Peligros de la vanidad
18 de febrero de 2013

Al respecto
Gregorio Marañón escribió en su libro Antonio
Pérez: “La especie más temible de los vanidosos es la de los que tienen, en
efecto, motivos para su vanidad”. Alan Moore advierte: “Vigila la máscara que
te pones, porque con el tiempo puedes terminar por olvidarte de quien eres
realmente.”
Nadie puede negar que la vanidad es uno de los
defectos sobresalientes de la especie humana. En 75 ocasiones aparece en la Biblia
como forma clara de incesante peligro para la paz espiritual.
Todos
los días vemos a encopetados personajes que los medios de comunicación endiosan
al destacarlos en sus respectivas actividades y ellos caen en la fantasía de creerse
más importantes que otros. Desarrollan maneras de mirar, hablar y sentir que se
apartan de las del común de los mortales. Se sienten como en el pináculo del
altar esperando que todos les rindan culto a su apariencia. Para comprobar lo anterior
basta una atenta observación al panorama de la escena diaria para descubrir
pronto a muchos políticos, actores, cantantes, artistas, abogados, y hasta
sacerdotes y monjas que se olvidan de la sencillez y dedican sus esfuerzos al
cultivo de la vanidad. En esa religiosa forma de actuar se transforman en personajes
que ponderan lo accesorio y desconocen lo esencial. Esperan todos los días ser
los protagonistas de la primera página o que no falte sobre ellos una nota en
los noticieros de la radio y la televisión. Se alimentan de lisonjas y llevan
una vida tan aparente y vacía que sus ojos y su risa no pueden evitar transmitir
la superficialidad y el tedio. Les preocupa la opinión de los demás y no pueden
escuchar que alguien les señale su pecado porque lo declaran enemigo.
Para
ilustrar lo dicho y poner fin a este tema es apropiada la siguiente fábula cuya
moraleja el lector no tendrá que esforzarse para descubrirla:
Cuentan,
que una rana muy presumida vivía en un estanque natural amplio y seguro. Aunque
gozaba de una vida cómoda. No le faltaba comida ni compañía, pero se sentía
insatisfecha.
Cada
mañana, durante un largo rato observaba su figura que se reflejaba en las aguas
serenas y poco profundas. Al verse se maravillaba no sólo de las formas de su cuerpo
sino de la especial visión de la vida.
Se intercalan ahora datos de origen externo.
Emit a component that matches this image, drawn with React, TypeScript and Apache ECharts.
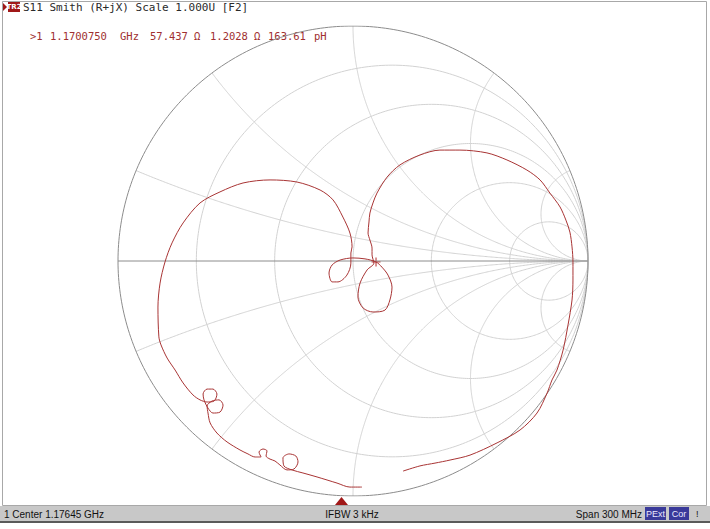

Soñaba con viajar a un lugar más cálido, donde supiesen
admirar sus cualidades que consideraba abundantes y así separarse de sus insignificantes
compañeras, que según ella, la envidiaban.
Desde
los matorrales del estanque, veía pasar las aves que comenzaban a huir del invierno
al sentir los primeros vientos fríos. Hasta que unos gansos que allí se posaron
a tomar un pequeño descanso le sugirieron que los acompañara hacia los parajes donde
el sol los esperaba. Pero al escucharlos fue consciente de su limitación: la
rana no sabía volar.
- Dejadme pensar un
momento -dijo la rana- seguro que mi cerebro privilegiado encontrará una
solución.
Fiel
a su deseo, pronto tuvo una idea. Pidió a dos gansos que le ayudasen a
encontrar una caña ligera y fuerte, y les explicó que cada uno tenía que
sostenerla por los extremos. Ella se puso en medio y se agarró a la caña
mordiéndola con la boca. Así emprendieron el viaje hacia el cálido sur.
Todo
marchaba según el plan hasta que después de varias horas de vuelo, pasaron por
encima de un pequeño caserío. Los habitantes del lugar salieron a presenciar el
insólito espectáculo. Nunca habían visto ranas que volasen en forma tan singular
y en un medio de transporte tan novedoso.
Elevando
la voz, un aldeano curioso preguntó: ¿A quién se le ocurrió tan brillante idea?
Al escucharle, la rana no pudo evitar que se le escapara la orgullosa e
inmediata respuesta: ¡A mí!
Aquellas
fueron sus últimas palabras. En cuanto abrió la boca, se soltó de la caña y
cayó al vacío donde la abrasó la muerte.